Bulls fans already fully understand that Zach LaVine has not performed to what he’s raking in. The moment he signed his five-year, $215 million extension tore the fanbase in half. One side agreed with the decision; with the increasing cap spaces leaguewide and renegotiated CBA allowing for players to be paid more, they thought this would be a discount in the long run. The rational fans, who had watched LaVine for five seasons in Chicago with one playoff appearance and only one lone postseason victory, knew this was a terrible contract. Today, everyone was reminded of how brutal that decision was.
To put this list in perspective for how poorly this decision has panned out, the other 16 names on this list all have at least one All-NBA team nomination, have advanced beyond the first round of the NBA Playoffs, have at least three All-Star nods, and have won significantly more than one lowly playoff game. LaVine can claim none of the above.
At the time, LaVine was coming off back-to-back All-Star seasons and his first and only playoff appearance, where the Bucks defeated them 4-1. Although they were riddled with injuries in that series and never stood a chance, LaVine took a noticeable step down from his regular season outings, only scoring over 20 points once in those five games. While all of Chicago can admit they have seen their high-flying two-time All-Star guard score with the best of them, he’s never proven to be the leader or superstar the Bulls have needed.

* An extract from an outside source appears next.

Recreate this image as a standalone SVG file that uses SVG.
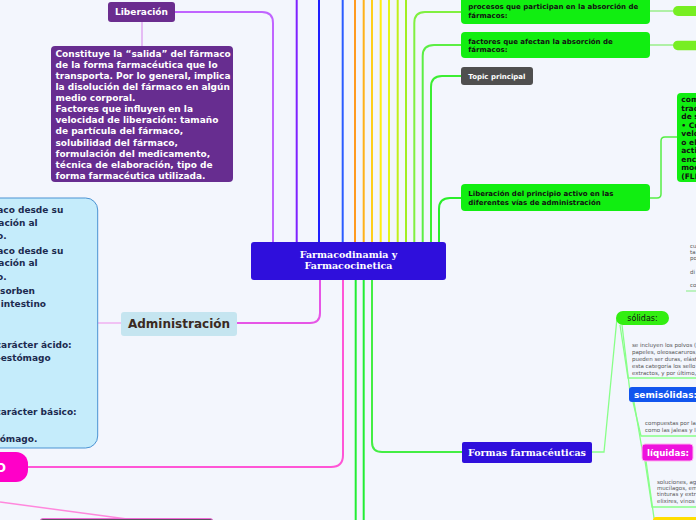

The final prayer that Chicago’s front office has to make this a bit less highway robbery on LaVine’s part is that he reverts to his All-Star form this season. Not only would that mean Chicago could push contention, but it would also restore his currently entirely diminished trade value, at 29 years old with a long list of injuries throughout his career, at one of the worst contracts leaguewide and with no playoff experience to his name, he’s been nearly impossible to move. If he can return to his actual shooting guard role, shoot the three-point ball at a high level, and attack the rim, and when he initially arrived in the league, his value could be significantly increased.

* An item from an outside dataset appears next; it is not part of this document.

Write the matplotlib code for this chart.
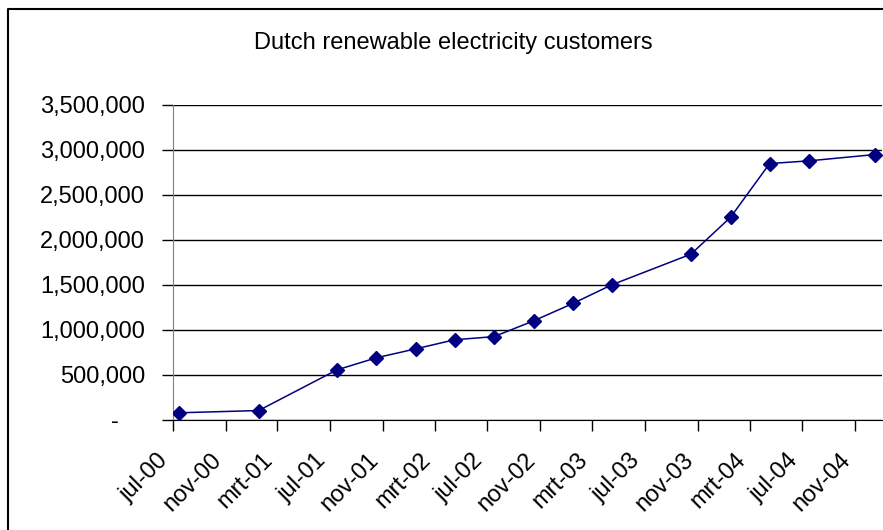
import pandas as pd
import matplotlib
matplotlib.use("Agg")
import matplotlib.pyplot as plt
import matplotlib.dates as mdates
from matplotlib.lines import Line2D
from matplotlib.ticker import FuncFormatter, MultipleLocator

# quarterly-ish customer counts (month of measurement)
months = ["2000-07", "2001-01", "2001-07", "2001-10", "2002-01", "2002-04",
          "2002-07", "2002-10", "2003-01", "2003-04", "2003-10", "2004-01",
          "2004-04", "2004-07", "2004-12"]
customers = [80000, 105000, 555000, 690000, 790000, 890000,
             925000, 1100000, 1295000, 1500000, 1840000, 2250000,
             2845000, 2875000, 2945000]

dutch_months = {3: "mrt", 7: "jul", 11: "nov"}
title = "Dutch renewable electricity customers"

plt.rcParams["font.family"] = ["Liberation Sans", "DejaVu Sans"]

# points sit in the middle of their month, like a month-based date axis
start = pd.to_datetime(months, format="%Y-%m")
mid = start + (start + pd.offsets.MonthBegin(1) - start) / 2

W, H = 883, 530
fig = plt.figure(figsize=(W / 100, H / 100), dpi=100)
ax = fig.add_axes([172.7 / W, 1 - 420 / H, (881.7 - 172.7) / W, (420 - 104.5) / H])

ax.plot(mid, customers, color="#000080", lw=1.1, marker="D", ms=6.8,
        mfc="#000080", mec="#000080", zorder=3)

ax.set_xlim(pd.Timestamp("2000-07-01"), pd.Timestamp("2005-01-01"))
ax.set_ylim(0, 3500000)

ax.yaxis.set_major_locator(MultipleLocator(500000))
ax.yaxis.set_major_formatter(FuncFormatter(lambda v, p: f"{v:,.0f}" if v else "-    "))


def month_label(v, p):
    d = mdates.num2date(v)
    return f"{dutch_months.get(d.month, d.strftime('%b').lower())}-{d:%y}"


ax.xaxis.set_major_locator(mdates.MonthLocator(bymonth=[3, 7, 11]))
ax.xaxis.set_major_formatter(FuncFormatter(month_label))

ax.grid(axis="y", color="black", lw=1)
ax.set_axisbelow(True)
for side in ("top", "right"):
    ax.spines[side].set_visible(False)
ax.spines["left"].set_color("#808080")
ax.spines["bottom"].set_color("black")

ax.tick_params(axis="both", direction="out", length=8, width=1, color="black", labelsize=17)
ax.tick_params(axis="y", pad=12)
ax.tick_params(axis="x", pad=13, labelrotation=45)
for lbl in ax.get_xticklabels():
    lbl.set_horizontalalignment("right")

# chart frame (left and top edges visible)
fig.add_artist(Line2D([8 / W, 8 / W, 1.01], [-0.01, 1 - 9 / H, 1 - 9 / H],
                      transform=fig.transFigure, color="black", lw=1.5))

fig.text(453 / W, 1 - 43 / H, title, ha="center", va="center", fontsize=17)

fig.savefig("out.png", dpi=100)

Coming off an injury that held him out the last three months of the season, LaVine is doing his typical under-the-radar offseason from a media standpoint, aside from posting a few hype videos or workout clips. While everyone looks best in an empty gym in their self-filmed videos, it does appear that he’s looking and feeling back to form.

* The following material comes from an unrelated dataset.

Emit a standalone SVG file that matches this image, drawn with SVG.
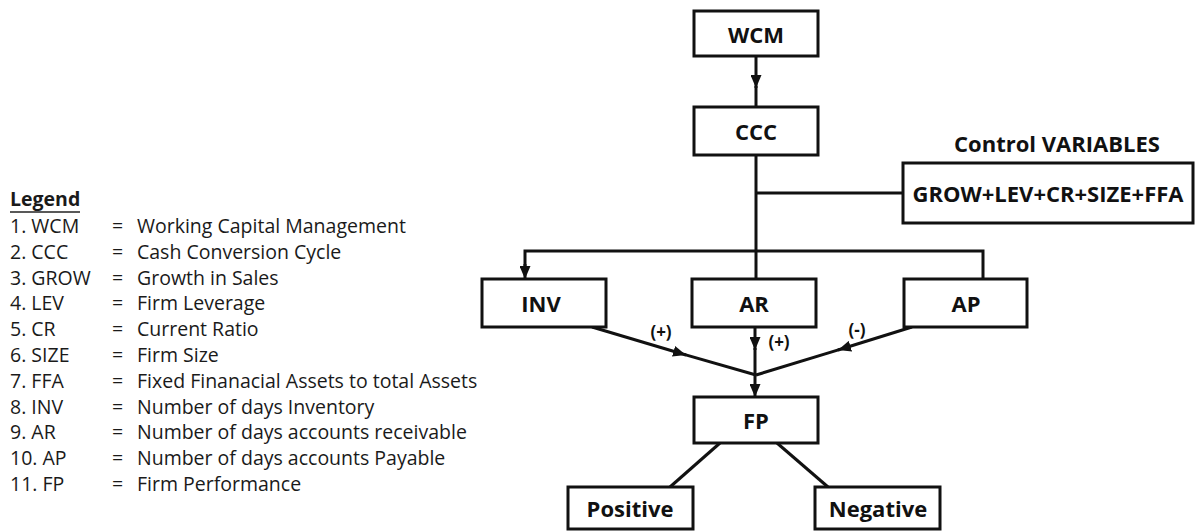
<svg xmlns="http://www.w3.org/2000/svg" width="1196" height="532" viewBox="0 0 1196 532">
<style>
.box{fill:#fff;stroke:#111;stroke-width:3}
.lbl{font-family:"Open Sans","Liberation Sans",sans-serif;font-weight:bold;font-size:22px;fill:#111;text-anchor:middle;dominant-baseline:central}
.sm{font-family:"Open Sans","Liberation Sans",sans-serif;font-weight:bold;font-size:17px;fill:#111;text-anchor:middle}
.lg{font-family:"Open Sans","Liberation Sans",sans-serif;font-size:19.5px;fill:#1a1a1a}
.ln{fill:none;stroke:#111;stroke-width:3}
</style>
<defs>
<marker id="ah" viewBox="0 0 13 11" markerWidth="13" markerHeight="11" refX="13" refY="5.5" orient="auto" markerUnits="userSpaceOnUse">
<path d="M0,0 L13,5.5 L0,11 z" fill="#111"/>
</marker>
</defs>
<rect width="1196" height="532" fill="#fff"/>
<g id="legend">
<text class="lg" x="10" y="206" font-weight="bold">Legend</text>
<line x1="10" y1="212" x2="80" y2="212" stroke="#222" stroke-width="1.5"/>
<g class="lg">
<text x="10" y="233">1. WCM</text><text x="112" y="233">=</text><text x="137" y="233">Working Capital Management</text>
<text x="10" y="259">2. CCC</text><text x="112" y="259">=</text><text x="137" y="259">Cash Conversion Cycle</text>
<text x="10" y="284.6">3. GROW</text><text x="112" y="284.6">=</text><text x="137" y="284.6">Growth in Sales</text>
<text x="10" y="310.4">4. LEV</text><text x="112" y="310.4">=</text><text x="137" y="310.4">Firm Leverage</text>
<text x="10" y="336.2">5. CR</text><text x="112" y="336.2">=</text><text x="137" y="336.2">Current Ratio</text>
<text x="10" y="362">6. SIZE</text><text x="112" y="362">=</text><text x="137" y="362">Firm Size</text>
<text x="10" y="387.8">7. FFA</text><text x="112" y="387.8">=</text><text x="137" y="387.8">Fixed Finanacial Assets to total Assets</text>
<text x="10" y="413.6">8. INV</text><text x="112" y="413.6">=</text><text x="137" y="413.6">Number of days Inventory</text>
<text x="10" y="439.4">9. AR</text><text x="112" y="439.4">=</text><text x="137" y="439.4">Number of days accounts receivable</text>
<text x="10" y="465.2">10. AP</text><text x="112" y="465.2">=</text><text x="137" y="465.2">Number of days accounts Payable</text>
<text x="10" y="491">11. FP</text><text x="112" y="491">=</text><text x="137" y="491">Firm Performance</text>
</g>
</g>
<g id="connectors">
<line class="ln" x1="756" y1="56" x2="756" y2="88" marker-end="url(#ah)"/>
<line class="ln" x1="756" y1="86" x2="756" y2="107"/>
<line class="ln" x1="756" y1="155" x2="756" y2="279"/>
<line class="ln" x1="756" y1="193" x2="903" y2="193"/>
<polyline class="ln" points="525,266 525,251 983,251 983,279"/>
<line class="ln" x1="525" y1="264" x2="525" y2="279" marker-end="url(#ah)"/>
<line class="ln" x1="592" y1="327" x2="686" y2="355" marker-end="url(#ah)"/>
<line class="ln" x1="684" y1="354.4" x2="756" y2="375"/>
<line class="ln" x1="912" y1="327" x2="838" y2="350" marker-end="url(#ah)"/>
<line class="ln" x1="840" y1="349.4" x2="756" y2="375"/>
<line class="ln" x1="755" y1="327" x2="755" y2="350" marker-end="url(#ah)"/>
<line class="ln" x1="755" y1="348" x2="755" y2="375"/>
<line class="ln" x1="755" y1="374" x2="755" y2="397" marker-end="url(#ah)"/>
<line class="ln" x1="720" y1="443" x2="670" y2="487"/>
<line class="ln" x1="777" y1="443" x2="828" y2="487"/>
<text class="sm" x="661" y="338">(+)</text>
<text class="sm" x="779" y="348">(+)</text>
<text class="sm" x="857" y="336">(-)</text>
</g>
<g id="wcm"><rect class="box" x="694" y="11" width="124" height="45"/><text class="lbl" x="756" y="34">WCM</text></g>
<g id="ccc"><rect class="box" x="694" y="107" width="124" height="48"/><text class="lbl" x="756" y="131">CCC</text></g>
<g id="control">
<text class="lbl" x="1057" y="143" font-size="20">Control VARIABLES</text>
<rect class="box" x="903" y="163" width="290" height="60"/>
<text class="lbl" x="1048" y="193">GROW+LEV+CR+SIZE+FFA</text>
</g>
<g id="inv"><rect class="box" x="482" y="279" width="124" height="48"/><text class="lbl" x="541" y="303">INV</text></g>
<g id="ar"><rect class="box" x="692" y="279" width="124" height="48"/><text class="lbl" x="754" y="303">AR</text></g>
<g id="ap"><rect class="box" x="904" y="279" width="123" height="48"/><text class="lbl" x="966" y="303">AP</text></g>
<g id="fp"><rect class="box" x="694" y="397" width="124" height="46"/><text class="lbl" x="756" y="420">FP</text></g>
<g id="positive"><rect class="box" x="568" y="487" width="125" height="42"/><text class="lbl" x="630" y="508">Positive</text></g>
<g id="negative"><rect class="box" x="815" y="487" width="125" height="42"/><text class="lbl" x="878" y="508">Negative</text></g>
</svg>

His excuses have run dry at this point, a lineup now perfectly catered to his off-ball scoring ability with three-point threats to spread the floor, a floor general point guard at the helm, and some pick-and-roll threats to pair his downhill scoring with makes for a perfect equation to succeed at his highest level. How much worse can LaVine’s Chicago tenure become before he’s cut, traded, or benched indefinitely for the incoming youth movement within the franchise?